> **What is being asked**: Beginning with the line that contains "Emit a web page", retype the entries below exactly, ending with the line that contains "const ticksOnly = (opts)". Leave out any pictures.

— BEGIN Recorded data —

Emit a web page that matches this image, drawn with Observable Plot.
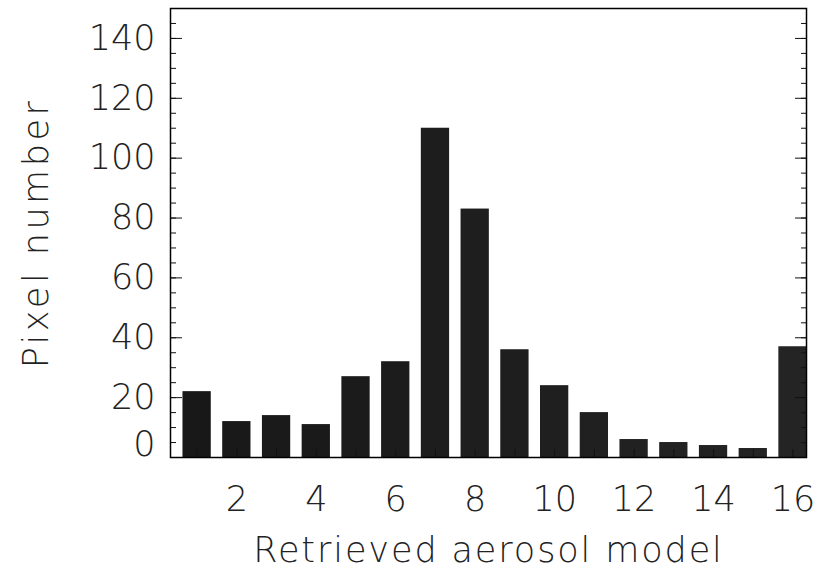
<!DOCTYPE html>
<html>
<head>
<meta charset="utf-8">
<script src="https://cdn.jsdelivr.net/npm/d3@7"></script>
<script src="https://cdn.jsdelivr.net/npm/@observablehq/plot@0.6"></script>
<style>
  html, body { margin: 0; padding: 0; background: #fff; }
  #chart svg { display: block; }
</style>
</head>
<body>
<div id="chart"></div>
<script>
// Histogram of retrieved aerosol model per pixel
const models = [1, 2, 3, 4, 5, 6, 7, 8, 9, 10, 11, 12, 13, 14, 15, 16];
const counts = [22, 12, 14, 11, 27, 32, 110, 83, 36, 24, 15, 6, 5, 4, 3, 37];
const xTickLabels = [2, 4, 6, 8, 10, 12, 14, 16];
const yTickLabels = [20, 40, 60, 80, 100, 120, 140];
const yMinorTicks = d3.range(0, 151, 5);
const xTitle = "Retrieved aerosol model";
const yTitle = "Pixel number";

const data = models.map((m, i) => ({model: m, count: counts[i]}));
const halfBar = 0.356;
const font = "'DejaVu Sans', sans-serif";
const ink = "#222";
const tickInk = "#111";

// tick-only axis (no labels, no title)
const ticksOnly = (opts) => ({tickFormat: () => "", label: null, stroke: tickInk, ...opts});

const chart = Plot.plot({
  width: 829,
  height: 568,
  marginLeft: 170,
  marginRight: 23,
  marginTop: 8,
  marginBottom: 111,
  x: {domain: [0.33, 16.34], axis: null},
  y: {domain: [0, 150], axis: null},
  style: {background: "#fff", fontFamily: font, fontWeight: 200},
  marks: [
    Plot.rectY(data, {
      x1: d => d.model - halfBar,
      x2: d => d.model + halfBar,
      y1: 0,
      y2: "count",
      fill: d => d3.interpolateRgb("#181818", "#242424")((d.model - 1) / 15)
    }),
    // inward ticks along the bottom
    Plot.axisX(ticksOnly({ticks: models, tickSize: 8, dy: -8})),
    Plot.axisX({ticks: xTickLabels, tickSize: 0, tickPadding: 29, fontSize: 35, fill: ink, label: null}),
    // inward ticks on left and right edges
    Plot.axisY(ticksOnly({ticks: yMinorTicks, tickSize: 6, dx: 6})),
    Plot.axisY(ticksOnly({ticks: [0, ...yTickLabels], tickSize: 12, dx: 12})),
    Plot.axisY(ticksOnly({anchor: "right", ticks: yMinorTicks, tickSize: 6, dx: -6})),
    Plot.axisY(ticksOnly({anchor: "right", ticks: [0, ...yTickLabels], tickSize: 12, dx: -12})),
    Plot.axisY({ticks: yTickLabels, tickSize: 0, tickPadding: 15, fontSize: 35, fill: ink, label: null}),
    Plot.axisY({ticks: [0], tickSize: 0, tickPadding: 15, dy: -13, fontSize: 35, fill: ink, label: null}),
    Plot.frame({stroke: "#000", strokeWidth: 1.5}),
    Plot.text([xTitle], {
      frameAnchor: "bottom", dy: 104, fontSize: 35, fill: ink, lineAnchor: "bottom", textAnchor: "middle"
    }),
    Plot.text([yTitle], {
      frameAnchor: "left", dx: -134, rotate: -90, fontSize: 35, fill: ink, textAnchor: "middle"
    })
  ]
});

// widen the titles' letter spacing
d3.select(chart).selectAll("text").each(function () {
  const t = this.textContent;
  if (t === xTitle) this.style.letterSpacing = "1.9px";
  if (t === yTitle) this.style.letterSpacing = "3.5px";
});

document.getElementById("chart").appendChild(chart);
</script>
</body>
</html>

— END Recorded data —
— BEGIN Recorded data —

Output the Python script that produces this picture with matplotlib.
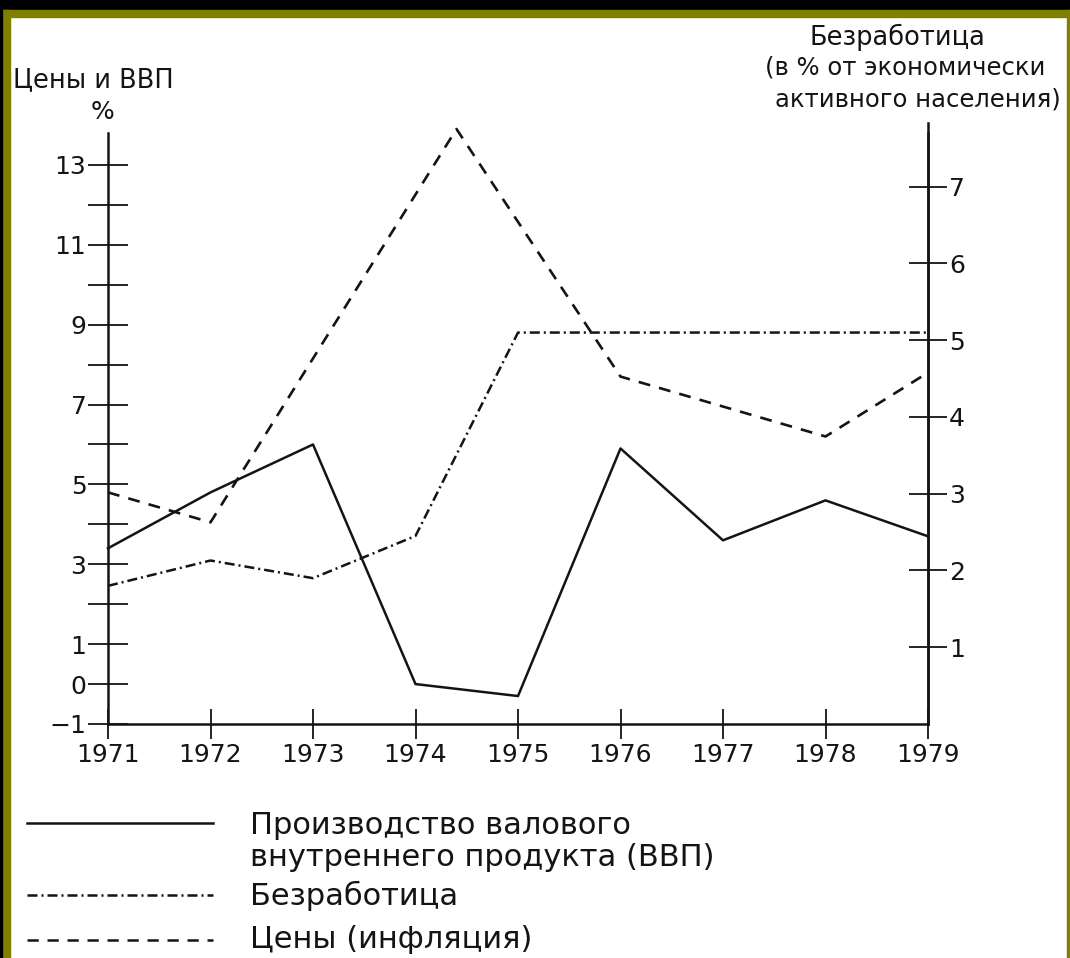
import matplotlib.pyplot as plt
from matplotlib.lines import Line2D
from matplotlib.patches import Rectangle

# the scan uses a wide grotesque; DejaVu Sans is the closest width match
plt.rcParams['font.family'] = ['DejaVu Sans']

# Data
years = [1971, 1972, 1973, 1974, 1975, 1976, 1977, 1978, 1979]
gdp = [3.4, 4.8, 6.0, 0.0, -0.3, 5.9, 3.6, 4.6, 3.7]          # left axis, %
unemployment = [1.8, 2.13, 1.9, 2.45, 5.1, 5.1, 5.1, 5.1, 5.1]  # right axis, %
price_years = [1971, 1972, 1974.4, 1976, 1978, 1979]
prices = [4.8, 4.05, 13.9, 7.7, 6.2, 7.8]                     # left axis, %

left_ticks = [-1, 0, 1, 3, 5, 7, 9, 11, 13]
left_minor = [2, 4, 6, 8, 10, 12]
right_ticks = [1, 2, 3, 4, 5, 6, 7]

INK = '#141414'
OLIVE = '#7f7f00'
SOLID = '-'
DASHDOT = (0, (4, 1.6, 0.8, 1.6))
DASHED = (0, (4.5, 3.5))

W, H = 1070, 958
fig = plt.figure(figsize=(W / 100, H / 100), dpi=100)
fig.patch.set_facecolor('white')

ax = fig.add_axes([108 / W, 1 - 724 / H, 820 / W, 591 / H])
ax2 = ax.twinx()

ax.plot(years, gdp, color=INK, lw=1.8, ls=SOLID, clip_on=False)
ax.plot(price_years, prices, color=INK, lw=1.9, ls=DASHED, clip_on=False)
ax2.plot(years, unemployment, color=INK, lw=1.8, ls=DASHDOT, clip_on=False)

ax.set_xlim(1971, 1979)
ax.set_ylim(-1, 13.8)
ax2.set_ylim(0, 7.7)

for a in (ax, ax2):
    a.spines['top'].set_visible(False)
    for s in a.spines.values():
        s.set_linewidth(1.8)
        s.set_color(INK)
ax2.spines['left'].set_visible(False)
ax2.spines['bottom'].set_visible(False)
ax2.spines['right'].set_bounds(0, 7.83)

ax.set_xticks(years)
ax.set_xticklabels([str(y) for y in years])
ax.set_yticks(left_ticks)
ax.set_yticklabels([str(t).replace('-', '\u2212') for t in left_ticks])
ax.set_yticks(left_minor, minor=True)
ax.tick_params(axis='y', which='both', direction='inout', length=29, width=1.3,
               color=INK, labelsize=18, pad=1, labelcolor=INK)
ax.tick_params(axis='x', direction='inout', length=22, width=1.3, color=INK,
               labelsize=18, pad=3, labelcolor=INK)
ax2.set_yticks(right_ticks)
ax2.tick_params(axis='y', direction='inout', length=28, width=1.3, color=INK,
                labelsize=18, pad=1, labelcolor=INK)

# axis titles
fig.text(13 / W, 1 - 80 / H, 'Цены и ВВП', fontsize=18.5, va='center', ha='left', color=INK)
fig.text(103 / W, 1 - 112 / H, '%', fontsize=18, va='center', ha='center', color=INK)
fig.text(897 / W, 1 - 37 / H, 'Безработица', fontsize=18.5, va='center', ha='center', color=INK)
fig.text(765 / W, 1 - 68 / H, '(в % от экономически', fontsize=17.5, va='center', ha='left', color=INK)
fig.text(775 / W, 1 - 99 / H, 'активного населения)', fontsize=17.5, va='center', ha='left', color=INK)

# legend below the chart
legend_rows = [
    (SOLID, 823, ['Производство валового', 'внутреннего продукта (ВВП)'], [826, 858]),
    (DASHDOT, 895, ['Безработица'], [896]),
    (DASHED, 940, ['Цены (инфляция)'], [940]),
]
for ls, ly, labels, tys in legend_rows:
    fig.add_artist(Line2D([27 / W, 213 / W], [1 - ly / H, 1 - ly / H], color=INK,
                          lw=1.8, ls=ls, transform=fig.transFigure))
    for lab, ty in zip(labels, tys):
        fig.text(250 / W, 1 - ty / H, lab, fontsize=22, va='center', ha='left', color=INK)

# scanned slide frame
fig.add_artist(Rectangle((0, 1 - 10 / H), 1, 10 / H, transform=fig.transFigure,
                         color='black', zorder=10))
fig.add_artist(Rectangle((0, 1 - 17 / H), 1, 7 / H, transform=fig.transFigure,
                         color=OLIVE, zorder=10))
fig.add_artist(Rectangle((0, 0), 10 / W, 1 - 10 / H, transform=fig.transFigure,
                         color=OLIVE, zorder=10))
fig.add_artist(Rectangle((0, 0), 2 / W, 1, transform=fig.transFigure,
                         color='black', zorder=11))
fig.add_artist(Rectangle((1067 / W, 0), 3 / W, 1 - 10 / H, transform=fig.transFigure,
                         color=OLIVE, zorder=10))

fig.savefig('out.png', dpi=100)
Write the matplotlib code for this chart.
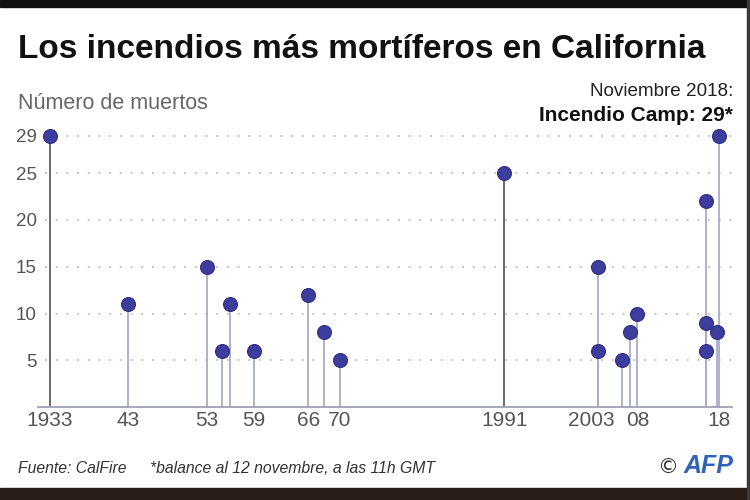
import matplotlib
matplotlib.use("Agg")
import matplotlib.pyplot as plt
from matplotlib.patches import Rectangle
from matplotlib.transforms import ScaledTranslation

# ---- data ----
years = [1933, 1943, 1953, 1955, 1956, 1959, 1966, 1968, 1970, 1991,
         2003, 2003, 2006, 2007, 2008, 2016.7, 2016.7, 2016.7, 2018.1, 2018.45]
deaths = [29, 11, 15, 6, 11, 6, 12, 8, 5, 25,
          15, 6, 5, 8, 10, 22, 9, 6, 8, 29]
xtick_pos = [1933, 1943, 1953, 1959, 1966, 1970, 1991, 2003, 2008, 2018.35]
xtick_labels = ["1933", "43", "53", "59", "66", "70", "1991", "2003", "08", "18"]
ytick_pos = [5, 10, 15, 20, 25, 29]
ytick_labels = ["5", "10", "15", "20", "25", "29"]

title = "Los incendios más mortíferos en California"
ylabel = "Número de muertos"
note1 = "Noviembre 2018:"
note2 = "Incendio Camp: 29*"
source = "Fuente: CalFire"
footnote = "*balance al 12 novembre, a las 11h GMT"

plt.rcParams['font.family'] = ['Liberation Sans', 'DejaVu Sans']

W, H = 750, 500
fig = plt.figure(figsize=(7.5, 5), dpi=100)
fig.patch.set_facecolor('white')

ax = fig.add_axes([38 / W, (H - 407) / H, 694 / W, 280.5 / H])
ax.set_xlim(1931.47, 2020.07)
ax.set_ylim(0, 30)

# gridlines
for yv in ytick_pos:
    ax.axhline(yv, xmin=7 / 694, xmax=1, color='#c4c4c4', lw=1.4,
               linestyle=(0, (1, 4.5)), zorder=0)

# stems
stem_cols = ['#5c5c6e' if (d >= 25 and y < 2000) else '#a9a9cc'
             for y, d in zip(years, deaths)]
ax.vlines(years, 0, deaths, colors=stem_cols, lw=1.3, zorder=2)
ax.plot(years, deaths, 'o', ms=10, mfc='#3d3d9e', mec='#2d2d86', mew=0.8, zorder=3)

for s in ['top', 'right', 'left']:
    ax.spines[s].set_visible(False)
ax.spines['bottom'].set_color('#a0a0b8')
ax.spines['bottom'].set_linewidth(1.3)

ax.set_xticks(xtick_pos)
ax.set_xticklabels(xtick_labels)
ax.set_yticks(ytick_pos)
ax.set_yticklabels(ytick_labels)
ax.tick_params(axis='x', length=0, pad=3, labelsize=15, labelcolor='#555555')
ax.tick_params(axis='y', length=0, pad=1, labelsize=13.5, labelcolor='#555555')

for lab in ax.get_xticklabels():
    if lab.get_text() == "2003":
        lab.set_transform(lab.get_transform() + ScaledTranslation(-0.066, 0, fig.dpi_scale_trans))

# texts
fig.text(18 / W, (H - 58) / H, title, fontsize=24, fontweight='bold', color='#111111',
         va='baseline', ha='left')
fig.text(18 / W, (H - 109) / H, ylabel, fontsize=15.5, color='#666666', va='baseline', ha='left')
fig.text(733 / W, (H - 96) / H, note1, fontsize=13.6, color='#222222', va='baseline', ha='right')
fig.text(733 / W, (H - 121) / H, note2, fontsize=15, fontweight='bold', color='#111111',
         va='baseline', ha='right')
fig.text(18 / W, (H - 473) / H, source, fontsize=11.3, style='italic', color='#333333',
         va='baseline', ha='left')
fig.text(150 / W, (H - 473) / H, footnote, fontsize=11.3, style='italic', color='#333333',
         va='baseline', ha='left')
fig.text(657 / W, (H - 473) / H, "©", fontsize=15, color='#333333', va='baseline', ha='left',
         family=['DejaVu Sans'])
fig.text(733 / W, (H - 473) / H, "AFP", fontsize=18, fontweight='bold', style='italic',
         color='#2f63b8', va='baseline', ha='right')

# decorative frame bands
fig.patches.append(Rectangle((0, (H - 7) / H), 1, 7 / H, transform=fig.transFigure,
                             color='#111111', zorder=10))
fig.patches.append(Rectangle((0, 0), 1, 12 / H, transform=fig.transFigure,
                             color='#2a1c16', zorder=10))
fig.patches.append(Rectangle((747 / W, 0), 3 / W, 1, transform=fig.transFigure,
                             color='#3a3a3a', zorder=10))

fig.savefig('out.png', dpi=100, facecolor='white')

— END Recorded data —

> **Result of the exercise**:
Emit a web page that matches this image, drawn with Observable Plot.
<!DOCTYPE html>
<html>
<head>
<meta charset="utf-8">
<script src="https://cdn.jsdelivr.net/npm/d3@7"></script>
<script src="https://cdn.jsdelivr.net/npm/@observablehq/plot@0.6"></script>
<style>
  html, body { margin: 0; padding: 0; background: #fff; }
  #chart svg { display: block; }
</style>
</head>
<body>
<div id="chart"></div>
<script>
// Histogram of retrieved aerosol model per pixel
const models = [1, 2, 3, 4, 5, 6, 7, 8, 9, 10, 11, 12, 13, 14, 15, 16];
const counts = [22, 12, 14, 11, 27, 32, 110, 83, 36, 24, 15, 6, 5, 4, 3, 37];
const xTickLabels = [2, 4, 6, 8, 10, 12, 14, 16];
const yTickLabels = [20, 40, 60, 80, 100, 120, 140];
const yMinorTicks = d3.range(0, 151, 5);
const xTitle = "Retrieved aerosol model";
const yTitle = "Pixel number";

const data = models.map((m, i) => ({model: m, count: counts[i]}));
const halfBar = 0.356;
const font = "'DejaVu Sans', sans-serif";
const ink = "#222";
const tickInk = "#111";

// tick-only axis (no labels, no title)
const ticksOnly = (opts) => ({tickFormat: () => "", label: null, stroke: tickInk, ...opts});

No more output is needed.